Back to Bentopdf

Extract Tables

docs/tools/extract-tables.md

2.7.02.1 KB
Original Source

Extract Tables

Detects all tables in a PDF and lets you export them in your choice of format: CSV, JSON, or Markdown. Each table is extracted individually with page and position metadata. Powered by PyMuPDF's table detection engine.

How It Works

  1. Upload a PDF by clicking the drop zone or dragging a file onto it.
  2. Select your preferred export format -- CSV, JSON, or Markdown.
  3. Click Extract to start processing.
  4. If one table is found, it downloads as a single file. Multiple tables produce a ZIP archive with one file per table.

Options

  • Export Format -- choose between:
    • CSV -- comma-separated values with proper quoting for fields containing commas, quotes, or newlines. Suitable for spreadsheets and databases.
    • JSON -- array-of-arrays structure, pretty-printed with 2-space indentation.
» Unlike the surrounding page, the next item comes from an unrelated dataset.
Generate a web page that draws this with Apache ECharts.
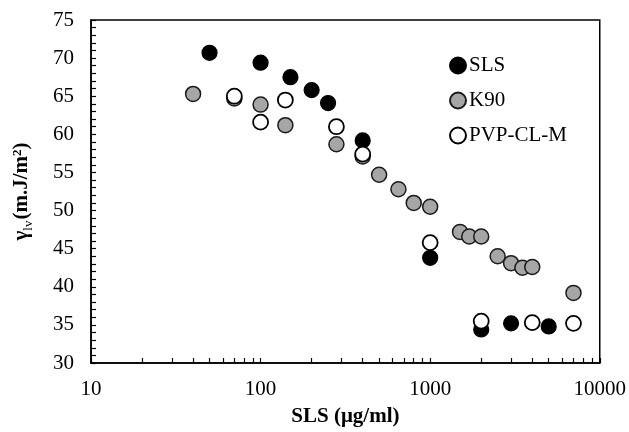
<!DOCTYPE html>
<html>
<head>
<meta charset="utf-8">
<script src="https://cdn.jsdelivr.net/npm/echarts@6/dist/echarts.min.js"></script>
<style>html,body{margin:0;padding:0;background:#fff;}#c{width:629px;height:432px;}</style>
</head>
<body>
<div id="c"></div>
<script>
var slsX = [50, 100, 150, 200, 250, 400, 1000, 2000, 3000, 5000];
var slsY = [70.7, 69.4, 67.5, 65.8, 64.1, 59.2, 43.8, 34.4, 35.2, 34.8];

var k90X = [40, 70, 100, 140, 280, 400, 500, 650, 800, 1000, 1500, 1700, 2000, 2500, 3000, 3500, 4000, 7000];
var k90Y = [65.3, 64.7, 63.9, 61.2, 58.7, 57.1, 54.7, 52.8, 51.0, 50.5, 47.2, 46.6, 46.6, 44.0, 43.1, 42.5, 42.6, 39.2];

var pvpX = [70, 100, 140, 280, 400, 1000, 2000, 4000, 7000];
var pvpY = [65.0, 61.6, 64.5, 61.0, 57.4, 45.8, 35.5, 35.3, 35.2];

var xTicks = [10, 20, 30, 40, 50, 60, 70, 80, 90, 100, 200, 300, 400, 500, 600, 700, 800, 900, 1000, 2000, 3000, 4000, 5000, 6000, 7000, 8000, 9000, 10000];
var xLabels = [10, 100, 1000, 10000];
var yTicks = [];
for (var t = 30; t <= 75; t++) yTicks.push(t);

function pairs(xs, ys) { return xs.map(function (x, i) { return [x, ys[i]]; }); }

var font = 'Liberation Serif';
var chart = echarts.init(document.getElementById('c'));
chart.setOption({
  animation: false,
  grid: { left: 91, right: 28, top: 20, bottom: 67, show: true, borderColor: '#000', borderWidth: 1.5, backgroundColor: 'transparent' },
  legend: {
    orient: 'vertical', left: 444, top: 50, itemWidth: 16, itemHeight: 16, itemGap: 14,
    textStyle: { fontFamily: font, fontSize: 21, color: '#000', padding: [0, 0, 0, -2] },
    data: ['SLS', 'K90', 'PVP-CL-M']
  },
  xAxis: {
    type: 'log', logBase: 10, min: 10, max: 10000,
    name: 'SLS (μg/ml)', nameLocation: 'middle', nameGap: 43,
    nameTextStyle: { fontFamily: font, fontSize: 21, fontWeight: 'bold', color: '#000' },
    axisLine: { show: true, lineStyle: { color: '#000', width: 1.5 } },
    axisTick: { show: true, inside: true, length: 5, lineStyle: { color: '#000', width: 1.2 }, customValues: xTicks },
    axisLabel: { show: true, fontFamily: font, fontSize: 21, color: '#000', margin: 16, customValues: xLabels,
      formatter: function (v) { return String(Math.round(v)); } },
    splitLine: { show: false }
  },
  yAxis: {
    type: 'value', min: 30, max: 75, interval: 5,
    name: '{a|γ}{s|lv}{a|(m.J/m}{p|2}{a|)}', nameLocation: 'middle', nameGap: 56, nameRotate: 90,
    nameTextStyle: {
      fontFamily: font, fontSize: 21, fontWeight: 'bold', color: '#000',
      rich: {
        a: { fontFamily: font, fontSize: 21, fontWeight: 'bold', color: '#000', lineHeight: 26, verticalAlign: 'middle' },
        s: { fontFamily: font, fontSize: 13, fontWeight: 'normal', color: '#000', lineHeight: 26, verticalAlign: 'bottom', padding: [0, 1, 0, 0] },
        p: { fontFamily: font, fontSize: 13, fontWeight: 'bold', color: '#000', lineHeight: 26, verticalAlign: 'top', padding: [2, 0, 0, 0] }
      }
    },
    axisLine: { show: true, lineStyle: { color: '#000', width: 1.5 } },
    axisTick: { show: true, inside: true, length: 5, lineStyle: { color: '#000', width: 1.2 }, customValues: yTicks },
    axisLabel: { show: true, fontFamily: font, fontSize: 21, color: '#000', margin: 17 },
    splitLine: { show: false }
  },
  series: [
    { name: 'SLS', type: 'scatter', symbol: 'circle', symbolSize: 15, data: pairs(slsX, slsY),
      itemStyle: { color: '#000', borderColor: '#000', borderWidth: 1.2, opacity: 1 }, z: 2 },
    { name: 'K90', type: 'scatter', symbol: 'circle', symbolSize: 15, data: pairs(k90X, k90Y),
      itemStyle: { color: '#a6a6a6', borderColor: '#1a1a1a', borderWidth: 1.5, opacity: 1 }, z: 3 },
    { name: 'PVP-CL-M', type: 'scatter', symbol: 'circle', symbolSize: 15, data: pairs(pvpX, pvpY),
      itemStyle: { color: '#fff', borderColor: '#000', borderWidth: 1.8, opacity: 1 }, z: 4 }
  ]
});
</script>
</body>
</html>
Suitable for programmatic consumption.
    • Markdown -- pipe-delimited table format rendered by PyMuPDF. Suitable for documentation and README files.

Output Format

  • Single table: filename_table.csv (or .json / .md)
  • Multiple tables: filename_tables.zip containing files named table_1_page3.csv, table_2_page5.csv, etc.

Use Cases

  • Extracting specific tables from lengthy PDF reports without pulling the entire document's data.
  • Getting tables in Markdown format for pasting directly into GitHub issues, wikis, or documentation.
  • Pulling structured JSON data from PDF tables for API integrations or scripts.
  • Comparing tables across different PDF versions by exporting both to CSV and diffing.

Tips

  • This tool gives you per-table control. If you just want all tables dumped into a single CSV, use PDF to CSV. For a full Excel workbook, use PDF to Excel.
  • Tables that span multiple pages may be detected as separate tables per page. You may need to concatenate them manually.
  • If no tables are detected, the PDF might be a scanned image. Run it through OCR first to add a text layer.